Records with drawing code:
--- Start ---

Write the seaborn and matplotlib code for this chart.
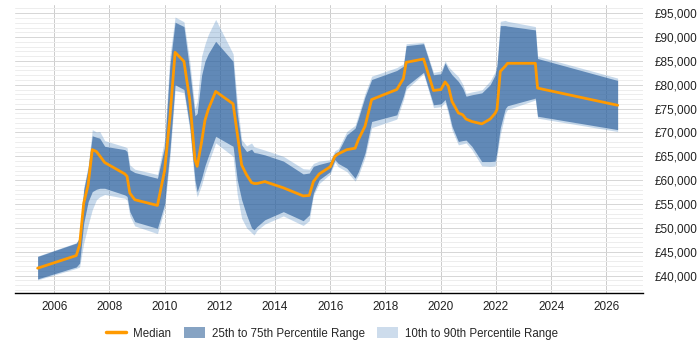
import numpy as np
import pandas as pd
import matplotlib
matplotlib.use('Agg')
import matplotlib.pyplot as plt
import matplotlib.ticker as mticker
from matplotlib.lines import Line2D
from matplotlib.patches import Patch
import seaborn as sns

# Données (année décimale, salaire en £)
years = [2005.40, 2006.80, 2006.92, 2007.07, 2007.23, 2007.38, 2007.53, 2007.65, 2007.83,
         2008.56, 2008.64, 2008.74, 2008.92, 2009.74, 2010.00, 2010.19, 2010.38, 2010.70,
         2010.91, 2011.10, 2011.18, 2011.34, 2011.46, 2011.58, 2011.85, 2012.48, 2012.63,
         2012.79, 2012.97, 2013.15, 2013.24, 2013.35, 2013.63, 2014.30, 2015.02, 2015.24,
         2015.39, 2015.60, 2016.00, 2016.17, 2016.29, 2016.60, 2016.90, 2017.02, 2017.26,
         2017.50, 2018.41, 2018.65, 2018.75, 2019.38, 2019.74, 2020.01, 2020.16, 2020.28,
         2020.41, 2020.64, 2020.80, 2020.92, 2021.13, 2021.49, 2021.79, 2021.97, 2022.04,
         2022.16, 2022.34, 2022.42, 2023.43, 2023.51, 2026.41]

median = [41550, 44200, 46400, 55200, 59000, 66400, 66000, 65100, 63700,
          61300, 60800, 57300, 55900, 54700, 62000, 73000, 86800, 84900,
          76900, 64300, 62900, 68000, 72500, 74800, 78600, 76000, 69900,
          63200, 61100, 59500, 59300, 59300, 59700, 58400, 56700, 56800,
          59700, 61300, 62800, 65000, 65500, 66400, 66700, 68500, 71300,
          76900, 79000, 81300, 84700, 85400, 78800, 79000, 80600, 79700,
          76500, 74100, 73700, 72800, 72300, 71800, 72800, 74000, 74800,
          82800, 83900, 84500, 84500, 79300, 75700]

p25 = [39300, 41800, 42600, 51000, 55500, 57600, 58100, 58300, 58300,
       56900, 56600, 53400, 51300, 49900, 55000, 66000, 80000, 79000,
       71300, 60000, 57600, 60400, 63000, 65000, 69200, 67100, 60100,
       55900, 52700, 50000, 49600, 50300, 51700, 53400, 51500, 52700,
       57300, 60100, 61800, 64300, 63500, 62500, 60400, 61800, 65700,
       72300, 73700, 77600, 79700, 82600, 75800, 76000, 76900, 74500,
       71300, 68100, 68300, 68400, 67100, 63900, 63900, 64000, 66000,
       71000, 75000, 75600, 77200, 73400, 70600]

p75 = [44000, 46800, 47900, 58000, 62500, 69300, 69000, 68800, 67100,
       66400, 66000, 62200, 61600, 60400, 67000, 84000, 93100, 92200,
       83000, 73500, 74000, 82000, 84900, 86500, 89100, 84900, 74100,
       67400, 66000, 66500, 65800, 65700, 65300, 64000, 61300, 61500,
       62900, 63300, 63900, 65700, 66000, 69500, 70900, 73000, 77500,
       81100, 83000, 83900, 88200, 88600, 82100, 82300, 84600, 83200,
       82100, 80700, 79300, 77600, 77900, 78300, 80000, 82000, 84000,
       92400, 92400, 92300, 91500, 85500, 80900]

p10 = [39100, 41500, 41800, 46800, 50600, 53800, 55900, 56500, 57000,
       56200, 55800, 52500, 50400, 48800, 54000, 64500, 78800, 78300,
       70500, 58500, 56500, 59000, 61500, 63500, 67800, 65000, 57000,
       52000, 50000, 49000, 48500, 49500, 50800, 52500, 50500, 51500,
       56800, 59300, 61300, 63800, 62800, 61800, 59800, 61000, 64800,
       71000, 72800, 76800, 79000, 82300, 75200, 75400, 76300, 73800,
       70500, 67400, 67600, 67800, 66400, 63000, 62900, 63000, 65000,
       69500, 74000, 74800, 76800, 73000, 70200]

p90 = [44100, 46900, 48000, 58500, 63000, 70600, 70100, 70200, 68300,
       67000, 66800, 63200, 62300, 61200, 68500, 86000, 94200, 93200,
       85000, 75000, 76500, 86000, 88500, 90500, 93700, 86500, 76500,
       68500, 67200, 67800, 67000, 66800, 66300, 65000, 62400, 62300,
       63500, 64000, 64300, 66200, 66600, 70200, 71500, 73700, 78200,
       81800, 83600, 84400, 88600, 88900, 82600, 82900, 85000, 83800,
       83000, 81700, 80100, 78200, 78500, 78900, 80800, 82700, 84600,
       93300, 93500, 93300, 92200, 86000, 81400]

df = pd.DataFrame({'Année': years, 'Médiane': median, 'P10': p10, 'P25': p25,
                   'P75': p75, 'P90': p90})

sns.set_style('white')
plt.rcParams['font.family'] = ['Liberation Sans', 'DejaVu Sans']

fig, ax = plt.subplots(figsize=(7, 3.5), dpi=100)
fig.subplots_adjust(left=0.021, right=0.919, bottom=0.164, top=0.986)

light = '#4884c0'
dark = '#2c609c'
orange = '#ff9a00'

ax.fill_between(df['Année'], df['P10'], df['P90'], color=light, alpha=0.3, linewidth=0, zorder=2)
ax.fill_between(df['Année'], df['P25'], df['P75'], color=dark, alpha=0.66, linewidth=0, zorder=3)
sns.lineplot(data=df, x='Année', y='Médiane', color=orange, linewidth=2, ax=ax, zorder=4)

ax.set_xlim(2004.57, 2027.34)
ax.set_ylim(36430, 96740)
ax.xaxis.set_major_locator(mticker.MultipleLocator(2))
ax.yaxis.set_major_locator(mticker.MultipleLocator(5000))
ax.yaxis.set_minor_locator(mticker.MultipleLocator(1000))
ax.yaxis.set_major_formatter(mticker.FuncFormatter(lambda v, p: '£{:,.0f}'.format(v)))
ax.xaxis.set_major_formatter(mticker.FuncFormatter(lambda v, p: '{:.0f}'.format(v)))
ax.yaxis.tick_right()

ax.grid(True, axis='x', which='major', color='#cccccc', linewidth=0.7, zorder=0)
ax.grid(True, axis='y', which='major', color='#d6d6d6', linewidth=0.7, zorder=0)
ax.grid(True, axis='y', which='minor', color='#ededed', linewidth=0.7, zorder=0)
ax.set_axisbelow(True)

for s in ['top', 'left', 'right']:
    ax.spines[s].set_visible(False)
ax.spines['bottom'].set_color('black')
ax.spines['bottom'].set_linewidth(1)

ax.tick_params(axis='y', which='both', length=0, labelsize=8.5, pad=8, colors='#222222')
ax.tick_params(axis='x', which='major', length=3, labelsize=8.5, pad=3, colors='#222222', color='black')
ax.set_xlabel('')
ax.set_ylabel('')

handles = [Line2D([0], [0], color=orange, linewidth=2.5),
           Patch(facecolor='#86a3c3', edgecolor='none'),
           Patch(facecolor='#cddcec', edgecolor='none')]
labels = ['Median', '25th to 75th Percentile Range', '10th to 90th Percentile Range']
fig.legend(handles, labels, loc='center', bbox_to_anchor=(0.474, 0.047), ncol=3, frameon=False,
           fontsize=8.3, handlelength=1.8, handleheight=1.1, columnspacing=1.1, handletextpad=0.6)

plt.savefig('out.png', dpi=100)
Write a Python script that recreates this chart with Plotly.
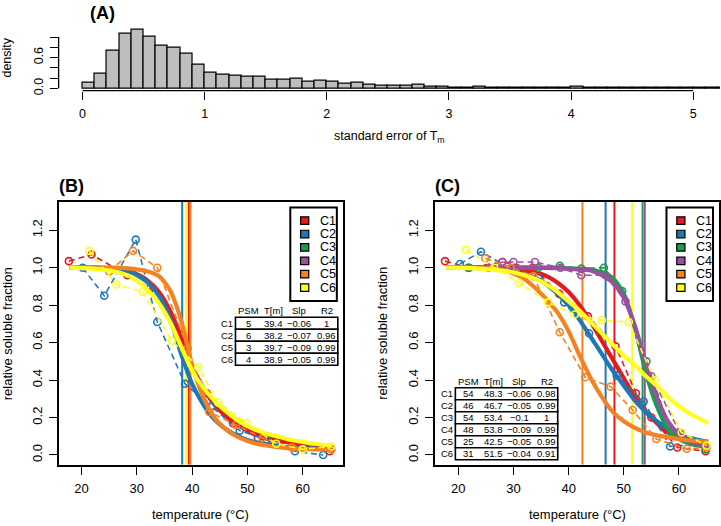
import numpy as np
import plotly.graph_objects as go

W, H = 721, 526
FONT = "Liberation Sans, Arial, sans-serif"

# ---------------- data ----------------
# Panel A: histogram of standard error of Tm (bin width 0.1)
hist_density = [0.10, 0.28, 0.73, 1.06, 1.15, 1.00, 0.83, 0.79, 0.68, 0.45,
                0.30, 0.27, 0.24, 0.23, 0.23, 0.16, 0.17, 0.18, 0.12, 0.14,
                0.12, 0.09, 0.10, 0.07, 0.05, 0.05, 0.05, 0.06, 0.03, 0.03,
                0.02, 0.02, 0.03, 0.02, 0.02, 0.01, 0.02, 0.01, 0.02, 0.01,
                0.03, 0.02, 0.02, 0.02, 0.01, 0.01, 0.01, 0.01, 0.01, 0.01,
                0.02, 0.01, 0.01]
hist_bin = 0.1
hist_left = np.round(np.arange(len(hist_density)) * hist_bin, 2)

conds = ["C1", "C2", "C3", "C4", "C5", "C6"]
colors = {"C1": "#E8191C", "C2": "#1F78B4", "C3": "#1B9E4B",
          "C4": "#9B4FA3", "C5": "#F58220", "C6": "#FFFF1F"}

# grid on which fitted curves were read
fit_T = [17.8, 22, 26, 29, 32, 34, 36, 38, 40, 42, 44, 46, 48, 50, 52, 54, 56, 58, 60, 62, 65.3]

# Panel B
B_conds = ["C1", "C2", "C5", "C6"]
B_T = {
    "C1": [17.7, 21.8, 28.3, 32.4, 38.8, 42.6, 47.4, 51.9, 57.0, 64.9],
    "C2": [20.2, 24.1, 29.8, 33.7, 38.7, 43.5, 48.6, 53.5, 58.6, 63.7],
    "C5": [25.0, 29.3, 33.7, 39.2, 43.1, 47.9, 52.8, 58.0, 65.2],
    "C6": [21.4, 26.3, 31.1, 36.3, 41.1, 44.7, 49.8, 55.2, 60.0, 65.2],
}
B_V = {
    "C1": [1.035, 1.07, 0.96, 0.89, 0.55, 0.33, 0.17, 0.09, 0.05, 0.02],
    "C2": [1.0, 0.85, 1.15, 0.71, 0.38, 0.26, 0.13, 0.08, 0.02, 0.0],
    "C5": [0.98, 1.09, 1.0, 0.57, 0.23, 0.16, 0.09, 0.04, 0.03],
    "C6": [1.09, 0.91, 0.87, 0.61, 0.47, 0.28, 0.17, 0.06, 0.03, 0.045],
}
B_fit = {
    "C1": [1.0, 1.0, 0.995, 0.98, 0.93, 0.87, 0.77, 0.63, 0.47, 0.36, 0.27, 0.21, 0.165, 0.13, 0.105, 0.09, 0.075, 0.065, 0.055, 0.05, 0.04],
    "C2": [1.0, 1.0, 0.995, 0.975, 0.92, 0.85, 0.73, 0.54, 0.38, 0.27, 0.19, 0.14, 0.105, 0.08, 0.065, 0.055, 0.045, 0.04, 0.037, 0.034, 0.03],
    "C5": [1.0, 1.0, 1.0, 0.995, 0.98, 0.955, 0.88, 0.72, 0.48, 0.31, 0.2, 0.14, 0.1, 0.075, 0.058, 0.048, 0.04, 0.035, 0.032, 0.03, 0.028],
    "C6": [1.0, 0.995, 0.98, 0.95, 0.88, 0.81, 0.71, 0.58, 0.45, 0.36, 0.29, 0.235, 0.19, 0.155, 0.13, 0.11, 0.095, 0.08, 0.07, 0.06, 0.05],
}
B_psm = [5, 6, 3, 4]
B_tm = [39.4, 38.2, 39.7, 38.9]
B_slp = [-0.06, -0.07, -0.09, -0.05]
B_r2 = [1, 0.96, 0.99, 0.99]

# Panel C
C_conds = ["C1", "C2", "C3", "C4", "C5", "C6"]
C_T = {
    "C1": [17.6, 21.8, 28.0, 33.5, 38.3, 43.5, 48.5, 52.2, 55.0, 59.7, 64.8],
    "C2": [20.3, 24.1, 30.5, 34.5, 39.2, 43.7, 48.7, 53.6, 58.4, 64.5],
    "C3": [22.0, 26.5, 30.5, 34.5, 38.4, 42.3, 46.4, 49.7, 54.1, 58.6, 64.8],
    "C4": [25.5, 28.0, 30.0, 33.9, 38.5, 42.3, 46.7, 50.3, 55.0, 60.2, 65.0],
    "C5": [24.9, 29.5, 33.6, 38.4, 43.0, 47.6, 51.6, 55.9, 61.4, 65.0],
    "C6": [21.4, 26.5, 31.0, 36.3, 41.1, 46.0, 50.9, 55.6, 60.5, 65.0],
}
C_V = {
    "C1": [1.035, 1.0, 1.03, 1.0, 0.86, 0.74, 0.58, 0.33, 0.2, 0.04, 0.02],
    "C2": [1.02, 1.085, 0.98, 0.95, 0.815, 0.65, 0.425, 0.285, 0.046, 0.06],
    "C3": [1.0, 1.0, 0.99, 1.0, 1.01, 0.995, 1.0, 0.875, 0.5, 0.12, 0.03],
    "C4": [1.0, 1.03, 1.03, 1.03, 1.0, 0.96, 0.96, 0.82, 0.42, 0.117, 0.045],
    "C5": [1.05, 1.0, 0.955, 0.655, 0.415, 0.365, 0.24, 0.085, 0.033, 0.04],
    "C6": [1.095, 1.0, 0.92, 0.815, 0.75, 0.72, 0.71, 0.40, 0.12, 0.05],
}
C_fit = {
    "C1": [1.0, 1.0, 1.0, 0.995, 0.985, 0.975, 0.955, 0.92, 0.87, 0.8, 0.71, 0.61, 0.51, 0.41, 0.31, 0.23, 0.17, 0.12, 0.09, 0.07, 0.05],
    "C2": [1.0, 1.0, 0.995, 0.985, 0.965, 0.945, 0.91, 0.86, 0.8, 0.72, 0.63, 0.54, 0.45, 0.37, 0.29, 0.23, 0.18, 0.14, 0.11, 0.09, 0.07],
    "C3": [1.0, 1.0, 1.0, 1.0, 1.0, 1.0, 1.0, 0.999, 0.997, 0.994, 0.99, 0.975, 0.945, 0.86, 0.68, 0.44, 0.26, 0.14, 0.085, 0.06, 0.04],
    "C4": [1.0, 1.0, 1.0, 1.0, 1.0, 1.0, 0.999, 0.997, 0.994, 0.99, 0.985, 0.96, 0.92, 0.84, 0.69, 0.49, 0.31, 0.18, 0.11, 0.07, 0.045],
    "C5": [1.0, 1.0, 0.995, 0.98, 0.94, 0.89, 0.83, 0.76, 0.66, 0.53, 0.41, 0.31, 0.23, 0.18, 0.145, 0.12, 0.105, 0.095, 0.085, 0.078, 0.07],
    "C6": [1.0, 0.998, 0.99, 0.98, 0.96, 0.94, 0.91, 0.87, 0.82, 0.77, 0.71, 0.65, 0.59, 0.53, 0.48, 0.42, 0.37, 0.31, 0.26, 0.22, 0.17],
}
C_psm = [54, 46, 54, 48, 25, 31]
C_tm = [48.3, 46.7, 53.4, 53.8, 42.5, 51.5]
C_slp = [-0.06, -0.05, -0.1, -0.09, -0.05, -0.04]
C_r2 = [0.98, 0.99, 1, 0.99, 0.99, 0.91]

x_ticks_T = [20, 30, 40, 50, 60]
y_ticks_frac = [0.0, 0.2, 0.4, 0.6, 0.8, 1.0, 1.2]
A_x_ticks = [0, 1, 2, 3, 4, 5]
A_y_labelled = [0.0, 0.6]

# ---------------- layout geometry (pixels) ----------------
def fx(px):
    return px / W

def fy(py):
    return 1 - py / H

A_box = dict(l=58.7, r=721, t=27, b=91.4)
B_box = dict(l=58.7, r=343.3, t=203.3, b=468.3)
C_box = dict(l=436, r=720, t=203.3, b=468.3)
T_RANGE = [15.85, 67.25]
F_RANGE = [-0.052, 1.352]

fig = go.Figure()

# ---------------- Panel A ----------------
fig.add_trace(go.Bar(
    x=hist_left + hist_bin / 2, y=hist_density, width=hist_bin,
    marker=dict(color="#BEBEBE", line=dict(color="black", width=1.2)),
    xaxis="x", yaxis="y", hoverinfo="skip", showlegend=False))

# ---------------- Panels B and C ----------------
def add_panel(xa, ya, cond_list, T, V, fit, tms):
    for c, tm in zip(cond_list, tms):
        fig.add_trace(go.Scatter(
            x=[tm, tm], y=F_RANGE, mode="lines",
            line=dict(color=colors[c], width=2),
            xaxis=xa, yaxis=ya, hoverinfo="skip", showlegend=False))
    for c in cond_list:
        fig.add_trace(go.Scatter(
            x=T[c], y=V[c], mode="lines+markers",
            line=dict(color=colors[c], width=1.6, dash="6px,4px"),
            marker=dict(symbol="circle-open", size=7, color=colors[c],
                        line=dict(width=1.6, color=colors[c])),
            xaxis=xa, yaxis=ya, hoverinfo="skip", showlegend=False))
        fig.add_trace(go.Scatter(
            x=fit_T, y=fit[c], mode="lines",
            line=dict(color=colors[c], width=4.2, shape="spline", smoothing=0.7),
            xaxis=xa, yaxis=ya, hoverinfo="skip", showlegend=False))

add_panel("x2", "y2", B_conds, B_T, B_V, B_fit, B_tm)
add_panel("x3", "y3", C_conds, C_T, C_V, C_fit, C_tm)

shapes = []
annots = []

def txt(x, y, s, size=12.5, angle=0, xanchor="center", bold=False):
    annots.append(dict(
        x=fx(x), y=fy(y), xref="paper", yref="paper", text=("<b>%s</b>" % s) if bold else s,
        showarrow=False, xanchor=xanchor, yanchor="middle", textangle=angle,
        font=dict(family=FONT, size=size, color="black")))

def rect(x0, y0, x1, y1, width=1.5, fill=None):
    shapes.append(dict(type="rect", xref="paper", yref="paper",
                       x0=fx(x0), x1=fx(x1), y0=fy(y0), y1=fy(y1),
                       line=dict(color="black", width=width),
                       fillcolor=fill if fill else "rgba(0,0,0,0)"))

def legend(right, top):
    x0, x1 = right - 46.6, right
    rect(x0, top, x1, top + 94.3, width=2, fill="white")
    for i, c in enumerate(conds):
        yc = top + 13.3 + i * 13.5
        rect(x0 + 10.3, yc - 3.8, x0 + 18.5, yc + 3.8, width=1.2, fill=colors[c])
        txt(x0 + 27.5, yc, c, size=12.5, xanchor="left")

def fmt(v):
    s = "%g" % v
    return s.replace("-", "\u2212")

def table(left, top, rows, psm, tm, slp, r2):
    rh = 12.1
    wid = 102.5
    cols = [13, 38, 64, 91.5]
    for j, h in enumerate(["PSM", "T[m]", "Slp", "R2"]):
        txt(left + cols[j], top - 6.5, h, size=9.5)
    for i, r in enumerate(rows):
        y0 = top + i * rh
        rect(left, y0, left + wid, y0 + rh, width=1.6, fill="white")
        yc = y0 + rh / 2
        txt(left - 8, yc, r, size=9.5)
        for j, v in enumerate([psm[i], tm[i], slp[i], r2[i]]):
            txt(left + cols[j], yc, fmt(v), size=9.5)

legend(B_box["r"] - 6, 209)
legend(C_box["r"] - 6, 209)
table(B_box["r"] - 5 - 102.5, 319.7, B_conds, B_psm, B_tm, B_slp, B_r2)
table(C_box["l"] + 20, C_box["b"] - 5 - 6 * 12.1, C_conds, C_psm, C_tm, C_slp, C_r2)

# axis lines for panel A (R style, spanning tick range only)
shapes.append(dict(type="line", xref="x", yref="y domain", x0=0, x1=5, y0=0, y1=0,
                   line=dict(color="black", width=1.3)))
shapes.append(dict(type="line", xref="x domain", yref="y", x0=0, x1=0, y0=0, y1=1.0,
                   line=dict(color="black", width=1.3)))

# titles and axis labels
txt(103, 13, "(A)", size=18, bold=True)
txt(72, 187, "(B)", size=18, bold=True)
txt(448, 187, "(C)", size=18, bold=True)
txt(7, 58, "density", size=12.5, angle=-90)
txt((A_box["l"] + A_box["r"]) / 2, 138, "standard error of T<sub>m</sub>", size=12.5)
for box, ylx in [(B_box, 7), (C_box, 383)]:
    txt((box["l"] + box["r"]) / 2, 518, "temperature (\u00b0C)", size=13)
    txt(ylx, (box["t"] + box["b"]) / 2, "relative soluble fraction", size=13, angle=-90)

tickfont = dict(family=FONT, size=13, color="black")
common_x = dict(range=T_RANGE, tickvals=x_ticks_T, ticks="outside", ticklen=8, tickwidth=1.4,
                tickcolor="black", showline=True, mirror=True, linecolor="black", linewidth=1.8,
                showgrid=False, zeroline=False, tickfont=tickfont, fixedrange=True,
                ticklabelstandoff=3)
common_y = dict(range=F_RANGE, tickvals=y_ticks_frac, ticktext=["%.1f" % v for v in y_ticks_frac],
                ticks="outside", ticklen=8, tickwidth=1.4, tickcolor="black", tickangle=-90,
                showline=True, mirror=True, linecolor="black", linewidth=1.8,
                showgrid=False, zeroline=False, tickfont=tickfont, fixedrange=True,
                ticklabelstandoff=2)

fig.update_layout(
    width=W, height=H, autosize=False,
    margin=dict(l=0, r=0, t=0, b=0),
    paper_bgcolor="white", plot_bgcolor="white",
    showlegend=False, bargap=0,
    xaxis=dict(domain=[fx(A_box["l"]), 1], anchor="y", range=[-0.196, 5.219],
               tickvals=A_x_ticks, ticks="outside", ticklen=8, tickwidth=1.3,
               tickcolor="black", showline=False, showgrid=False, zeroline=False,
               tickfont=dict(family=FONT, size=12.5, color="black"), fixedrange=True,
               ticklabelstandoff=3),
    yaxis=dict(domain=[fy(A_box["b"]), fy(A_box["t"])], anchor="x", range=[-0.046, 1.199],
               tickvals=A_y_labelled, ticktext=["%.1f" % v for v in A_y_labelled],
               ticks="outside", ticklen=8, tickwidth=1.3,
               tickcolor="black", tickangle=-90, showline=False, showgrid=False, zeroline=False,
               minor=dict(tick0=0, dtick=0.2, ticks="outside", ticklen=8, tickwidth=1.3,
                          tickcolor="black", showgrid=False),
               tickfont=dict(family=FONT, size=12.5, color="black"), fixedrange=True,
               ticklabelstandoff=2),
    xaxis2=dict(domain=[fx(B_box["l"]), fx(B_box["r"])], anchor="y2", **common_x),
    yaxis2=dict(domain=[fy(B_box["b"]), fy(B_box["t"])], anchor="x2", **common_y),
    xaxis3=dict(domain=[fx(C_box["l"]), fx(C_box["r"])], anchor="y3", **common_x),
    yaxis3=dict(domain=[fy(C_box["b"]), fy(C_box["t"])], anchor="x3", **common_y),
    shapes=shapes, annotations=annots,
)

fig.write_html("out.html", config={"displayModeBar": False},
               post_script="document.body.style.margin='0px';")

--- End ---

▶ JOB
Beginning with the line above that contains "Write a Python" and ending with the line that contains "hist_left = np.round(np.arange(len(hist_density))", quote each line exactly, keeping out the pictures.

▶ FULL OUTPUT
Write a Python script that recreates this chart with Plotly.
import numpy as np
import plotly.graph_objects as go

W, H = 721, 526
FONT = "Liberation Sans, Arial, sans-serif"

# ---------------- data ----------------
# Panel A: histogram of standard error of Tm (bin width 0.1)
hist_density = [0.10, 0.28, 0.73, 1.06, 1.15, 1.00, 0.83, 0.79, 0.68, 0.45,
                0.30, 0.27, 0.24, 0.23, 0.23, 0.16, 0.17, 0.18, 0.12, 0.14,
                0.12, 0.09, 0.10, 0.07, 0.05, 0.05, 0.05, 0.06, 0.03, 0.03,
                0.02, 0.02, 0.03, 0.02, 0.02, 0.01, 0.02, 0.01, 0.02, 0.01,
                0.03, 0.02, 0.02, 0.02, 0.01, 0.01, 0.01, 0.01, 0.01, 0.01,
                0.02, 0.01, 0.01]
hist_bin = 0.1
hist_left = np.round(np.arange(len(hist_density)) * hist_bin, 2)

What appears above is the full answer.